• What you should do: Locate the string "React" in the listing below. Copy every line where it is found.

* BEGIN Source excerpt *

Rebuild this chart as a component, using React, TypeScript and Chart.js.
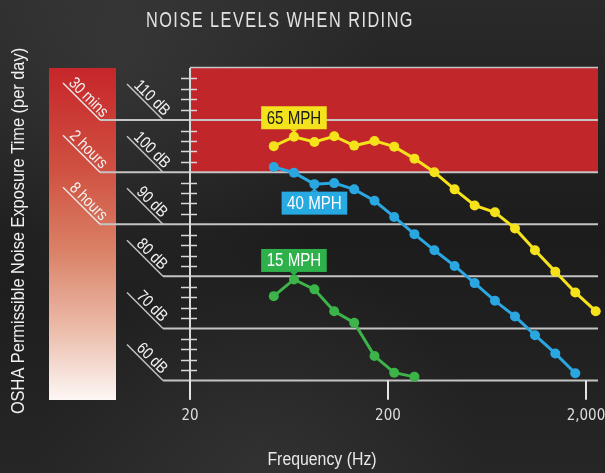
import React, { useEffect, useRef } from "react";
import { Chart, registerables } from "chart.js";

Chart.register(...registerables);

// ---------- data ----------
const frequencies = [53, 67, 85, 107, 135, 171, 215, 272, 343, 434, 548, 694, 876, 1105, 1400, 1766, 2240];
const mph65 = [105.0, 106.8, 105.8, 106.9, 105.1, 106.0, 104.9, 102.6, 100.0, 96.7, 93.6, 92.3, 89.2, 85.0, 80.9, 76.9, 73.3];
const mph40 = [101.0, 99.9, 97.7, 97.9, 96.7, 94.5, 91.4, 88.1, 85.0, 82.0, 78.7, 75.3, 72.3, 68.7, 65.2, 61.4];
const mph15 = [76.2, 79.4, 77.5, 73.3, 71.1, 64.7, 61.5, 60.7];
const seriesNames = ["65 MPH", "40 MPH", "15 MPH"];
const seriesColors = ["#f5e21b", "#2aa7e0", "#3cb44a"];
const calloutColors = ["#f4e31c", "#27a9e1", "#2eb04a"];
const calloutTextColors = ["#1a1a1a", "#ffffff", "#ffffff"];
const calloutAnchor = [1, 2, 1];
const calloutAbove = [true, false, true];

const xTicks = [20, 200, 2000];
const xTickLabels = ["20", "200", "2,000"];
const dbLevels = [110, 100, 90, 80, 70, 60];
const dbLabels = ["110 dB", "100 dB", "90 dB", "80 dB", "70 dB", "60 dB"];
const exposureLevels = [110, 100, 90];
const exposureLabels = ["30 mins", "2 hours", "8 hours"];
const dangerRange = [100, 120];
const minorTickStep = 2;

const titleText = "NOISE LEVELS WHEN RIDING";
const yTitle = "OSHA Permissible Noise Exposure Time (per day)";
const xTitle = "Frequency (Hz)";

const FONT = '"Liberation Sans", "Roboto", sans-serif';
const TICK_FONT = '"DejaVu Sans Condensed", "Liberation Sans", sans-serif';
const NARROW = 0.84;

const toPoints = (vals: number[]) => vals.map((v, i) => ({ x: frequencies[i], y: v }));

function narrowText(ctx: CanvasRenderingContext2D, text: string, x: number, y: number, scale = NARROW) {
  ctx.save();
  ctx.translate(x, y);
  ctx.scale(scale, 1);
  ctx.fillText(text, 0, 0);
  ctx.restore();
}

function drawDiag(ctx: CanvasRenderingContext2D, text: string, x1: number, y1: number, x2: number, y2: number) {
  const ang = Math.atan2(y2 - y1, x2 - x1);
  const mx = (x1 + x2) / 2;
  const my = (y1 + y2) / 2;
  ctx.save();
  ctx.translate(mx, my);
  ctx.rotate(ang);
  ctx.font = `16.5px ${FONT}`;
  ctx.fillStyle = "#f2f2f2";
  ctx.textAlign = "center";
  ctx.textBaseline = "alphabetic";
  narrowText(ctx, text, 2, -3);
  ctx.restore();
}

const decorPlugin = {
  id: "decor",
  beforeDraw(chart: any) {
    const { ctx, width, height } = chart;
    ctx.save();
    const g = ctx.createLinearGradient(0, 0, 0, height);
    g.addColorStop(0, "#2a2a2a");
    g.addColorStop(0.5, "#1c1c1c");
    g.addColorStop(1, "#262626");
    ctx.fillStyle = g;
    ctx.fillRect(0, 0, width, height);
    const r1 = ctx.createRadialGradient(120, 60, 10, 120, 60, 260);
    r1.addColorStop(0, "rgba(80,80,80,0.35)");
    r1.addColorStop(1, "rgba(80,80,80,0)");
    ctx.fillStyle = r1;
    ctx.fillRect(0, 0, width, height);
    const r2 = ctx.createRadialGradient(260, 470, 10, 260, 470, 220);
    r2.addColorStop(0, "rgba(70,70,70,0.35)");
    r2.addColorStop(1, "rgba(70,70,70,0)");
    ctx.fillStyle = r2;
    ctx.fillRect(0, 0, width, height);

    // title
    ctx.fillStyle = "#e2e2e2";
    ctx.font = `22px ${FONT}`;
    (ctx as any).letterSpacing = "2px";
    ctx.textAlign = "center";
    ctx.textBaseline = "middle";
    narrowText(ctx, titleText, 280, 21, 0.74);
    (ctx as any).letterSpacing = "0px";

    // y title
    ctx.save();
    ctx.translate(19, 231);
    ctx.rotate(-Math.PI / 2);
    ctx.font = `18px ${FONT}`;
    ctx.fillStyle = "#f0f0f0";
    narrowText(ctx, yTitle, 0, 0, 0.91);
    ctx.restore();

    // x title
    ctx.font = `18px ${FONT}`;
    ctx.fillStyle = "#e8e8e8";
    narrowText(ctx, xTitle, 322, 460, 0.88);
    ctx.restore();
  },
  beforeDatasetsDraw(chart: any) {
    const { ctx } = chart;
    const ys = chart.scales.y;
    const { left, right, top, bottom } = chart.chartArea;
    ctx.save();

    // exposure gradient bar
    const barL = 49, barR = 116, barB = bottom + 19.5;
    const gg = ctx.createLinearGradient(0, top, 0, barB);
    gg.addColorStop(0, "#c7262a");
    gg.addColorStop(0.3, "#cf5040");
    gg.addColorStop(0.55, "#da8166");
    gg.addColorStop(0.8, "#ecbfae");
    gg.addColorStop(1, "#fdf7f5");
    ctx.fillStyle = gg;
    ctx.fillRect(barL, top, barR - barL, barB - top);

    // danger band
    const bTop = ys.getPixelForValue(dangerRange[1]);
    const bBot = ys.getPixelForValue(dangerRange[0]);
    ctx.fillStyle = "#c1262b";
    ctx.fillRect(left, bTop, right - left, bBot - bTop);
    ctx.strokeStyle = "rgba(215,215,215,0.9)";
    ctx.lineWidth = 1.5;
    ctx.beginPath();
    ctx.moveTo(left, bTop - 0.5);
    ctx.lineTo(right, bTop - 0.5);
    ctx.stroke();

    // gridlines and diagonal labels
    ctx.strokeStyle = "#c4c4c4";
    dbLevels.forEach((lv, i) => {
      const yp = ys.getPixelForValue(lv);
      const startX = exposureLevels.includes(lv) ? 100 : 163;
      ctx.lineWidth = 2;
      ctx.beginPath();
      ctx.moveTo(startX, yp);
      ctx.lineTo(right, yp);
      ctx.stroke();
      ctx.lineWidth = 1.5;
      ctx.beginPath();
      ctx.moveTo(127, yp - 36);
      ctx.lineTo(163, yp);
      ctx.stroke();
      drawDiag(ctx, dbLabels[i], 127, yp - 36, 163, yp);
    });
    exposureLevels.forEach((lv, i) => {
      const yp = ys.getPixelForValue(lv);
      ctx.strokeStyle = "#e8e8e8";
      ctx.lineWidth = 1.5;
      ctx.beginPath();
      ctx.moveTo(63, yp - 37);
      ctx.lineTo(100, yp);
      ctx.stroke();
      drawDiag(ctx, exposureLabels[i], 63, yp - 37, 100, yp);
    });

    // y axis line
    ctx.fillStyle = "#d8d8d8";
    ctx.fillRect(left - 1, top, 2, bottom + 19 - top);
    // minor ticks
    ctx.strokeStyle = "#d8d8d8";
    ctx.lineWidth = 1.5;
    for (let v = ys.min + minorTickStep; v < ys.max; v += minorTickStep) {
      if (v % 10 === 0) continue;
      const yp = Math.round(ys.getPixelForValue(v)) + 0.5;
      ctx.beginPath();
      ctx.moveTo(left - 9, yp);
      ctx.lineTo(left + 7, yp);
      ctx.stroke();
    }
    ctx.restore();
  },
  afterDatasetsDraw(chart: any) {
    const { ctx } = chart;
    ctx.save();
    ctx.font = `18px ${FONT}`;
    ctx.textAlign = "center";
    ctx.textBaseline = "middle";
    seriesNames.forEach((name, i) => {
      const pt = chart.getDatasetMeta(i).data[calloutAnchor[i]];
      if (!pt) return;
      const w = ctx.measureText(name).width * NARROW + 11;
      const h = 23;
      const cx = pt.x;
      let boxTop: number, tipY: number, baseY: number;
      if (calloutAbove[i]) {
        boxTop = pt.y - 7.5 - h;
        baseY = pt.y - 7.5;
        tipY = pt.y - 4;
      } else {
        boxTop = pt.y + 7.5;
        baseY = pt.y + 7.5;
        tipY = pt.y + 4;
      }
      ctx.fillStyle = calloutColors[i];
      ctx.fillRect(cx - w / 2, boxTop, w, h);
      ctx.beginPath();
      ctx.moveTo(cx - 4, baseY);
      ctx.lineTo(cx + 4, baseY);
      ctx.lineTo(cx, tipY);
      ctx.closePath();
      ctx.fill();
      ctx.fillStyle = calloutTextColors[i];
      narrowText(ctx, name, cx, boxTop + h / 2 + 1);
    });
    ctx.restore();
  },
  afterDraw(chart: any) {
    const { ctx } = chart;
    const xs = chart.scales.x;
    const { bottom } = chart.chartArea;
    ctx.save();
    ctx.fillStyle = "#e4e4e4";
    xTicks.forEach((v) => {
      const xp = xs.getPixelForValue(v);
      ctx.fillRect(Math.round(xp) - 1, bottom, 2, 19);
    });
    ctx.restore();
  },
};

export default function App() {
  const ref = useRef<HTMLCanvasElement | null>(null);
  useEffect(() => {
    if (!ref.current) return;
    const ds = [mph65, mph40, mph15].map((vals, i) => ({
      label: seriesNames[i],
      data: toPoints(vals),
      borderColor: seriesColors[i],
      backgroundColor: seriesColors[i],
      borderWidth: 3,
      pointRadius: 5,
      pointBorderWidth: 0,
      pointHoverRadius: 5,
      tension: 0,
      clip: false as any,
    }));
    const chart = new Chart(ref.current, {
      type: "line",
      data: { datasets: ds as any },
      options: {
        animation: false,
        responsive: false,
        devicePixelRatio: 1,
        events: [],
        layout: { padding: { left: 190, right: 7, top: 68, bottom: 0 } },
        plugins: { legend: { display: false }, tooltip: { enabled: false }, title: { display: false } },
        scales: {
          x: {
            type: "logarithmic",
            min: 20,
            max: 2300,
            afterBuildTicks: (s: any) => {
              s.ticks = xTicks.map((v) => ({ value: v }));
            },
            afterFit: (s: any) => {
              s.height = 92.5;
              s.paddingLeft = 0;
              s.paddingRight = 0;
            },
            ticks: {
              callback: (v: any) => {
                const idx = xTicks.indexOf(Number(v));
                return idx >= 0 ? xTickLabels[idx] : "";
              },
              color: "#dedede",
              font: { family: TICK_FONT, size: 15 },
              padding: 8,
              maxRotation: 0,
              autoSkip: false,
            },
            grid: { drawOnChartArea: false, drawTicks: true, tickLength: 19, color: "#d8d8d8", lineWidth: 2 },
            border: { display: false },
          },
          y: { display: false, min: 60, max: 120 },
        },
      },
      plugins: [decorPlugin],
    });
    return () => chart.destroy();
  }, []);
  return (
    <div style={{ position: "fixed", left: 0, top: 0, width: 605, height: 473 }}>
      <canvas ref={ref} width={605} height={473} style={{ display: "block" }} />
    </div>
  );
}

* END Source excerpt *

• Finished task:
Rebuild this chart as a component, using React, TypeScript and Chart.js.
import React, { useEffect, useRef } from "react";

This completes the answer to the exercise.